Пучеж
От старого допотопного Пучежа мало что осталось. Когда в пятидесятых решили устроить в тех местах Горьковское водохранилище, жители соседнего с Пучежем Юрьевца написали письмо Сталину. Просили не затапливать. Жители Пучежа ничего не писали – то ли надеялись на то, что как-нибудь все само собой рассосется, то ли знали, что надеяться не на что. Потому и остался от старого города лишь небольшой участок под названием «Завражье» с полуразвалившимися домиками. Весь остальной старый Пучеж, все его четыре сотни лет истории, находятся на дне водохранилища и в городском краеведческом музее, в квартире на первом этаже пятиэтажного жилого дома по улице Советской.
Остались берестяные короба, туески, расписные донца прялок, на которых умельцами из Городца изображены девичьи грезы в виде прекрасных женихов с усами, в костюмах, лихо заломленных фуражках, на резвых рысаках, и по краю цветочки, голубки, снова цветочки и снова голубки. На одном из донцев написано: «На часы не смотри – папиросочку кури».
С тех пор много воды утекло в Волге, но девичьи мечты не претерпели существенных изменений. Что же до возможности курить папиросочку и не смотреть на часы… Хоть я и не девица вовсе, а завсегда и с удовольствием.
В соседней комнате за стеклом лежат маленькие пушечки, которые устанавливались на купеческие суда для защиты от разбойников, и к ним горсть ядер размером с крупные фрикадельки. Тут же рядом висит и орудие труда противной стороны – кистень.
Чуть дальше висит несколько фотографий – купеческий ресторан на набережной и угол дома, кирпичи которого протерты веревками бурлаков. Дом стоял как раз в том месте, где Волга делала поворот. Бурлаки заходили за угол и тянули чалки (так правильно назывались бурлацкие веревки) за собой… Сейчас бы эти кирпичи туристам трогать. Придумать бы легенду о том, что тот, кто коснется этих кирпичей, будет
Если уж составлять подробный реестрик остатков допотопного Пучежа, то надо в него вписать десяток толстенных железных гвоздей с большими шляпками, медные, начищенные до блеска наконечники пожарных брандспойтов, книжечку устава общества трезвости, пустую бутылку из-под «Московской очищенной», почтовые разновесы позапрошлого века, жестяную коробку монпансье московской фабрики Жукова, коробку из-под самарской ореховой халвы торгового дома Косолапова и Решетникова, бензиновую зажигалку времен Первой мировой, лампочку… нет, лампочка уже из другой, послепотопной жизни.
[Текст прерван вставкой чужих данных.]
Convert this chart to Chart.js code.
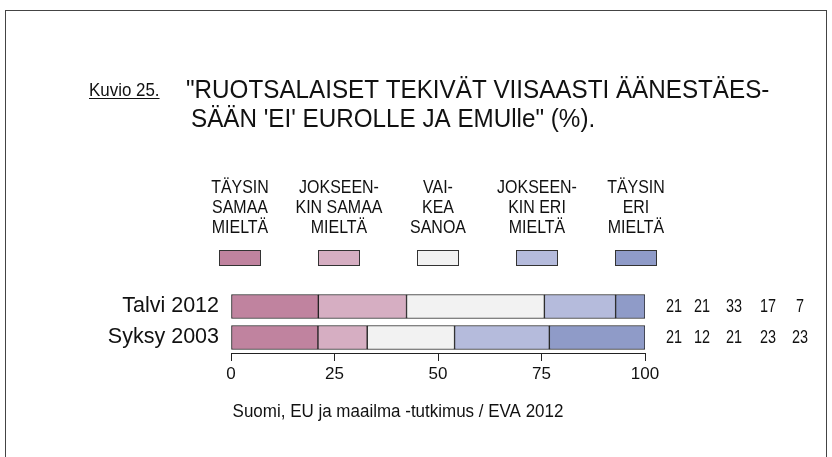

Строго говоря, и та, послепотопная, жизнь тоже закончилось. Какая теперь жизнь – сам черт не разберет. Если составлять подробный реестрик остатков… льнопрядильная фабрика, устроенная еще в позапрошлом веке промышленником Сеньковым, приказала долго жить; еле дышит маленькая строчевышивальная фабрика; зарплата научного сотрудника музея вместе со «стимулирующими надбавками» составляет четыре тысячи триста рублей в месяц. Это если цифрами, а прописью – просто пиздец, причем такой полный, что ему уже пора лечиться от ожирения. Директор музея в тот день, что я в нем был, с самого утра бегала в администрацию и к местным бизнесменам выпрашивать хоть немного денег на то, чтобы устроить праздничное чаепитие ветеранам в музее. Не выпросила.
В третьем и последнем зале увидал я выставку репродукций картин Рериха. Музей устроил ее для школьников. Самое сложное, по словам музейного сотрудника, уговорить учителей, чтоб они приводили детей на выставку. Неохота учителям этим заниматься. Мало того что надо детей привести, так еще и собери с них по десять рублей на билет.
Перед выходом из музея заприметил я картину. Мужики и бабы с мешками на спине бредут куда-то под палящим солнцем по берегу Волги. Оказалось, что картина эта написана аж в восемнадцатом году. Мужики и бабы – мешочники. Набивали они мешки хлебом и подавались в Петроград или в Москву.